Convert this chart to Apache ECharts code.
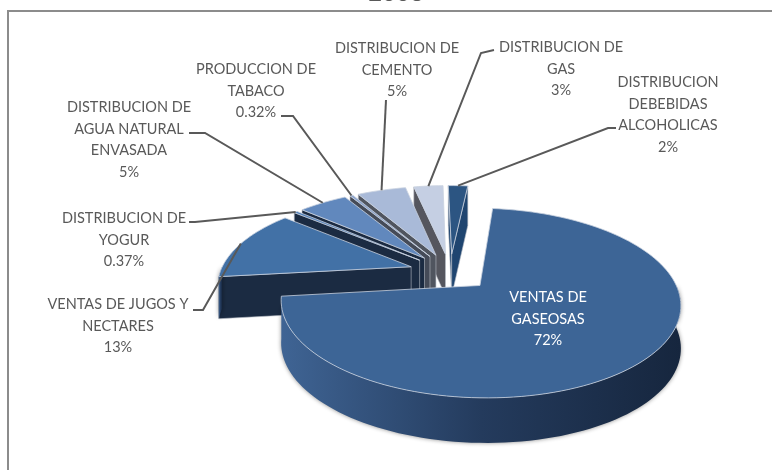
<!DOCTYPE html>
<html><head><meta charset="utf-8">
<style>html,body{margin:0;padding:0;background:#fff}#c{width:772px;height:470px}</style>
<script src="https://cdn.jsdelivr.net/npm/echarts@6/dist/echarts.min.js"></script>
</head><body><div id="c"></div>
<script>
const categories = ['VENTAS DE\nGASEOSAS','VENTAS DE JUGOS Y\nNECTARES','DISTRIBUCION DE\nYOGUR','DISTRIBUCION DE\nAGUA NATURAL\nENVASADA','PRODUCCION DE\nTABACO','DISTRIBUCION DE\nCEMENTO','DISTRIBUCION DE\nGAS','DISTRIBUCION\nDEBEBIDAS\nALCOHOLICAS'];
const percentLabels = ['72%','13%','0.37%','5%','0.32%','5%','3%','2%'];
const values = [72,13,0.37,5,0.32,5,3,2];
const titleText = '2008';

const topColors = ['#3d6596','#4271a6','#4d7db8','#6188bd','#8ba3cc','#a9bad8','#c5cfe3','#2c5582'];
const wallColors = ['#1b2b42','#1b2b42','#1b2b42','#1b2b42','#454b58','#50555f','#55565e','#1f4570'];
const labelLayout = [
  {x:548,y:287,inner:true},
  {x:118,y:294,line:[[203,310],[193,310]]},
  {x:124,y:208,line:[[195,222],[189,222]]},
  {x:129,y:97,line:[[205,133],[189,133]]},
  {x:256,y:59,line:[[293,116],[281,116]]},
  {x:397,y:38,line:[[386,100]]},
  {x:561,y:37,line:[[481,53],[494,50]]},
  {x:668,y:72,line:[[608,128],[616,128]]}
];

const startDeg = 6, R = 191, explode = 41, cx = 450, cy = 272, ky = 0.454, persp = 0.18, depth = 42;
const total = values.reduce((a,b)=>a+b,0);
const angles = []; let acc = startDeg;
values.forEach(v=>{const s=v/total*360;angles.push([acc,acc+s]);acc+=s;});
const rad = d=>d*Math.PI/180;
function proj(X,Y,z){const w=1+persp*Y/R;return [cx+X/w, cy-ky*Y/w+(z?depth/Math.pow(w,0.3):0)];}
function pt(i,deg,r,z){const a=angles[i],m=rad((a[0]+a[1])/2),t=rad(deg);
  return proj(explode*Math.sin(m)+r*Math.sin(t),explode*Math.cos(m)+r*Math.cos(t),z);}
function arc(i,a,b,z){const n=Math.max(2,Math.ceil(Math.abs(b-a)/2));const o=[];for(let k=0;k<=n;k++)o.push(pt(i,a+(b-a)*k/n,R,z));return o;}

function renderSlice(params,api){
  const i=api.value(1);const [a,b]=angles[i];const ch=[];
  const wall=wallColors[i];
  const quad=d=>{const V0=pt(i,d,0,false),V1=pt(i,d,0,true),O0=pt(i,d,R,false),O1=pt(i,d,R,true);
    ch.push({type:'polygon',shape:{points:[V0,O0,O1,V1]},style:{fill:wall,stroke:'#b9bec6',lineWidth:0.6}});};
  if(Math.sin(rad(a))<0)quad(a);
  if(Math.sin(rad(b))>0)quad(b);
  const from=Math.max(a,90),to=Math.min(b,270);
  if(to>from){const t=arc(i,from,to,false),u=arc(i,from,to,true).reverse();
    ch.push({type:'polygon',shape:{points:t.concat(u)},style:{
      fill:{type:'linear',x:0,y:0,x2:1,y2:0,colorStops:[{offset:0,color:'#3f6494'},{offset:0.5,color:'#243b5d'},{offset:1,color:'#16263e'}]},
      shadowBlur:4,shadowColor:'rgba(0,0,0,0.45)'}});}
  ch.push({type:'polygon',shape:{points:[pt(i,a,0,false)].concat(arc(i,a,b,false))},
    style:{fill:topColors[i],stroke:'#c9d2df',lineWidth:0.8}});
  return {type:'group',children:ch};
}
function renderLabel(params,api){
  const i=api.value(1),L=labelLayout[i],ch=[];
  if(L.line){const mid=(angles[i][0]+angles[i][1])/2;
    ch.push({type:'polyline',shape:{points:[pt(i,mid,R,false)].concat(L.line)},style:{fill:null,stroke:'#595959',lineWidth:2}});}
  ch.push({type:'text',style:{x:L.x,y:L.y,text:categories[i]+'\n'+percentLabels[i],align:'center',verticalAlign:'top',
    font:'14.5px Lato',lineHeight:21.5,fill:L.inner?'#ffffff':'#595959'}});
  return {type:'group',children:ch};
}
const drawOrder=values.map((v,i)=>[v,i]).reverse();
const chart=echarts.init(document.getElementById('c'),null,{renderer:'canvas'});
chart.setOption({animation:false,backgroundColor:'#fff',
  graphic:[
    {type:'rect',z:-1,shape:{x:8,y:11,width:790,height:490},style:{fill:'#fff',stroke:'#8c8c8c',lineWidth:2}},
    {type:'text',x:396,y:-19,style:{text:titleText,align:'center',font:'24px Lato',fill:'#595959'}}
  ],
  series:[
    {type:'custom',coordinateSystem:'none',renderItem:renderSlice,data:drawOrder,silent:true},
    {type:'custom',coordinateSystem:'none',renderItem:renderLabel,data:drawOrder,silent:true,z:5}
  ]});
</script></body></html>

▶ [Task to carry out] Copy nothing but the lines from the top of the material through the line holding "const titleText = '2008';", exactly as written; omit pictures.

▶ [Response to the exercise]
Convert this chart to Apache ECharts code.
<!DOCTYPE html>
<html><head><meta charset="utf-8">
<style>html,body{margin:0;padding:0;background:#fff}#c{width:772px;height:470px}</style>
<script src="https://cdn.jsdelivr.net/npm/echarts@6/dist/echarts.min.js"></script>
</head><body><div id="c"></div>
<script>
const categories = ['VENTAS DE\nGASEOSAS','VENTAS DE JUGOS Y\nNECTARES','DISTRIBUCION DE\nYOGUR','DISTRIBUCION DE\nAGUA NATURAL\nENVASADA','PRODUCCION DE\nTABACO','DISTRIBUCION DE\nCEMENTO','DISTRIBUCION DE\nGAS','DISTRIBUCION\nDEBEBIDAS\nALCOHOLICAS'];
const percentLabels = ['72%','13%','0.37%','5%','0.32%','5%','3%','2%'];
const values = [72,13,0.37,5,0.32,5,3,2];
const titleText = '2008';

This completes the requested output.